• What to do: Skip the pictures. Reproduce all other material exactly.

• Given material:
## BEGIN
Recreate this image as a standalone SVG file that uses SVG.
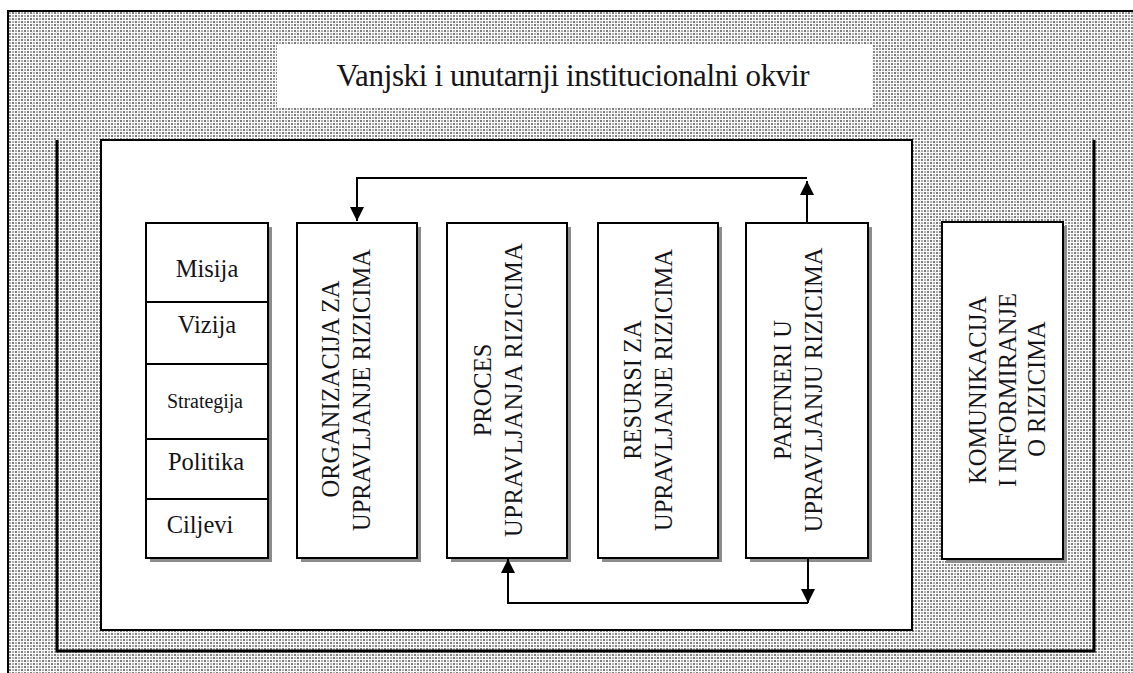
<svg xmlns="http://www.w3.org/2000/svg" width="1133" height="673" viewBox="0 0 1133 673">
<style>
.t{font-family:"Liberation Serif","Times New Roman",serif;fill:#141418}
.v{font-size:24.5px;text-anchor:middle}
.box{fill:#fff;stroke:#000;stroke-width:2}
.sh{fill:#8c8c8c}
.con{fill:none;stroke:#000;stroke-width:2}
</style>
<defs>
<pattern id="dots" width="6" height="6" patternUnits="userSpaceOnUse">
<rect width="6" height="6" fill="#fff"/>
<rect x="0.2" y="0.2" width="1.6" height="1.6" fill="#333"/>
<rect x="3.2" y="3.2" width="1.6" height="1.6" fill="#333"/>
<rect x="2.9" y="0.1" width="2.2" height="1.9" fill="#ababab"/>
<rect x="-0.1" y="3.1" width="2.2" height="1.9" fill="#ababab"/>
</pattern>
<marker id="arr" viewBox="0 0 10 10" refX="10" refY="5" markerWidth="14" markerHeight="14" markerUnits="userSpaceOnUse" orient="auto">
<path d="M0,0 L10,5 L0,10 z" fill="#000"/>
</marker>
</defs>
<rect width="1133" height="673" fill="#fff"/>
<g id="frame">
<rect x="8" y="11" width="1135" height="675" fill="url(#dots)" stroke="#000" stroke-width="2"/>
</g>
<g id="title">
<rect x="277" y="45" width="595" height="63" fill="#fff"/>
<text class="t" x="573" y="86" font-size="31" text-anchor="middle" textLength="473">Vanjski i unutarnji institucionalni okvir</text>
</g>
<g id="ubracket">
<path d="M57,140 V651 H1094 V140" fill="none" stroke="#000" stroke-width="3"/>
</g>
<g id="inner">
<rect x="101" y="140" width="811" height="490" class="box"/>
</g>
<g id="left-column">
<rect x="150" y="227" width="122" height="335" class="sh"/>
<rect x="146" y="223" width="122" height="335" class="box"/>
<path d="M146,302 H268 M146,364 H268 M146,439 H268 M146,499 H268" stroke="#000" stroke-width="2"/>
<text class="t" x="207" y="277" font-size="24.5" text-anchor="middle">Misija</text>
<text class="t" x="207" y="333" font-size="24.5" text-anchor="middle">Vizija</text>
<text class="t" x="205" y="408" font-size="20" text-anchor="middle" textLength="76">Strategija</text>
<text class="t" x="206" y="470" font-size="24.5" text-anchor="middle">Politika</text>
<text class="t" x="200" y="533" font-size="24.5" text-anchor="middle">Ciljevi</text>
</g>
<g id="organizacija">
<rect x="301" y="227" width="120" height="335" class="sh"/>
<rect x="297" y="223" width="120" height="335" class="box"/>
<text class="t v" transform="translate(339,389) rotate(-90)">ORGANIZACIJA ZA</text>
<text class="t v" transform="translate(370,390) rotate(-90)">UPRAVLJANJE RIZICIMA</text>
</g>
<g id="proces">
<rect x="451" y="227" width="120" height="335" class="sh"/>
<rect x="447" y="223" width="120" height="335" class="box"/>
<text class="t v" transform="translate(491,390) rotate(-90)">PROCES</text>
<text class="t v" transform="translate(522,390) rotate(-90)" textLength="294">UPRAVLJANJA RIZICIMA</text>
</g>
<g id="resursi">
<rect x="602" y="227" width="120" height="335" class="sh"/>
<rect x="598" y="223" width="120" height="335" class="box"/>
<text class="t v" transform="translate(641,390) rotate(-90)">RESURSI ZA</text>
<text class="t v" transform="translate(672,390) rotate(-90)">UPRAVLJANJE RIZICIMA</text>
</g>
<g id="partneri">
<rect x="750" y="227" width="122" height="335" class="sh"/>
<rect x="746" y="223" width="122" height="335" class="box"/>
<text class="t v" transform="translate(791,390) rotate(-90)">PARTNERI U</text>
<text class="t v" transform="translate(822,390) rotate(-90)">UPRAVLJANJU RIZICIMA</text>
</g>
<g id="komunikacija">
<rect x="946" y="226" width="121" height="337" class="sh"/>
<rect x="942" y="222" width="121" height="337" class="box"/>
<text class="t v" transform="translate(986,390) rotate(-90)">KOMUNIKACIJA</text>
<text class="t v" transform="translate(1016,390) rotate(-90)">I INFORMIRANJE</text>
<text class="t v" transform="translate(1045,389) rotate(-90)">O RIZICIMA</text>
</g>
<g id="connectors">
<path class="con" d="M807,222 V181" marker-end="url(#arr)"/>
<path class="con" d="M807,178 H357 V221" marker-end="url(#arr)"/>
<path class="con" d="M808,559 V603" marker-end="url(#arr)"/>
<path class="con" d="M808,603 H508 V559" marker-end="url(#arr)"/>
</g>
</svg>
## END
• Written reply:
Recreate this image as a standalone SVG file that uses SVG.
<svg xmlns="http://www.w3.org/2000/svg" width="1133" height="673" viewBox="0 0 1133 673">
<style>
.t{font-family:"Liberation Serif","Times New Roman",serif;fill:#141418}
.v{font-size:24.5px;text-anchor:middle}
.box{fill:#fff;stroke:#000;stroke-width:2}
.sh{fill:#8c8c8c}
.con{fill:none;stroke:#000;stroke-width:2}
</style>
<defs>
<pattern id="dots" width="6" height="6" patternUnits="userSpaceOnUse">
<rect width="6" height="6" fill="#fff"/>
<rect x="0.2" y="0.2" width="1.6" height="1.6" fill="#333"/>
<rect x="3.2" y="3.2" width="1.6" height="1.6" fill="#333"/>
<rect x="2.9" y="0.1" width="2.2" height="1.9" fill="#ababab"/>
<rect x="-0.1" y="3.1" width="2.2" height="1.9" fill="#ababab"/>
</pattern>
<marker id="arr" viewBox="0 0 10 10" refX="10" refY="5" markerWidth="14" markerHeight="14" markerUnits="userSpaceOnUse" orient="auto">
<path d="M0,0 L10,5 L0,10 z" fill="#000"/>
</marker>
</defs>
<rect width="1133" height="673" fill="#fff"/>
<g id="frame">
<rect x="8" y="11" width="1135" height="675" fill="url(#dots)" stroke="#000" stroke-width="2"/>
</g>
<g id="title">
<rect x="277" y="45" width="595" height="63" fill="#fff"/>
<text class="t" x="573" y="86" font-size="31" text-anchor="middle" textLength="473">Vanjski i unutarnji institucionalni okvir</text>
</g>
<g id="ubracket">
<path d="M57,140 V651 H1094 V140" fill="none" stroke="#000" stroke-width="3"/>
</g>
<g id="inner">
<rect x="101" y="140" width="811" height="490" class="box"/>
</g>
<g id="left-column">
<rect x="150" y="227" width="122" height="335" class="sh"/>
<rect x="146" y="223" width="122" height="335" class="box"/>
<path d="M146,302 H268 M146,364 H268 M146,439 H268 M146,499 H268" stroke="#000" stroke-width="2"/>
<text class="t" x="207" y="277" font-size="24.5" text-anchor="middle">Misija</text>
<text class="t" x="207" y="333" font-size="24.5" text-anchor="middle">Vizija</text>
<text class="t" x="205" y="408" font-size="20" text-anchor="middle" textLength="76">Strategija</text>
<text class="t" x="206" y="470" font-size="24.5" text-anchor="middle">Politika</text>
<text class="t" x="200" y="533" font-size="24.5" text-anchor="middle">Ciljevi</text>
</g>
<g id="organizacija">
<rect x="301" y="227" width="120" height="335" class="sh"/>
<rect x="297" y="223" width="120" height="335" class="box"/>
<text class="t v" transform="translate(339,389) rotate(-90)">ORGANIZACIJA ZA</text>
<text class="t v" transform="translate(370,390) rotate(-90)">UPRAVLJANJE RIZICIMA</text>
</g>
<g id="proces">
<rect x="451" y="227" width="120" height="335" class="sh"/>
<rect x="447" y="223" width="120" height="335" class="box"/>
<text class="t v" transform="translate(491,390) rotate(-90)">PROCES</text>
<text class="t v" transform="translate(522,390) rotate(-90)" textLength="294">UPRAVLJANJA RIZICIMA</text>
</g>
<g id="resursi">
<rect x="602" y="227" width="120" height="335" class="sh"/>
<rect x="598" y="223" width="120" height="335" class="box"/>
<text class="t v" transform="translate(641,390) rotate(-90)">RESURSI ZA</text>
<text class="t v" transform="translate(672,390) rotate(-90)">UPRAVLJANJE RIZICIMA</text>
</g>
<g id="partneri">
<rect x="750" y="227" width="122" height="335" class="sh"/>
<rect x="746" y="223" width="122" height="335" class="box"/>
<text class="t v" transform="translate(791,390) rotate(-90)">PARTNERI U</text>
<text class="t v" transform="translate(822,390) rotate(-90)">UPRAVLJANJU RIZICIMA</text>
</g>
<g id="komunikacija">
<rect x="946" y="226" width="121" height="337" class="sh"/>
<rect x="942" y="222" width="121" height="337" class="box"/>
<text class="t v" transform="translate(986,390) rotate(-90)">KOMUNIKACIJA</text>
<text class="t v" transform="translate(1016,390) rotate(-90)">I INFORMIRANJE</text>
<text class="t v" transform="translate(1045,389) rotate(-90)">O RIZICIMA</text>
</g>
<g id="connectors">
<path class="con" d="M807,222 V181" marker-end="url(#arr)"/>
<path class="con" d="M807,178 H357 V221" marker-end="url(#arr)"/>
<path class="con" d="M808,559 V603" marker-end="url(#arr)"/>
<path class="con" d="M808,603 H508 V559" marker-end="url(#arr)"/>
</g>
</svg>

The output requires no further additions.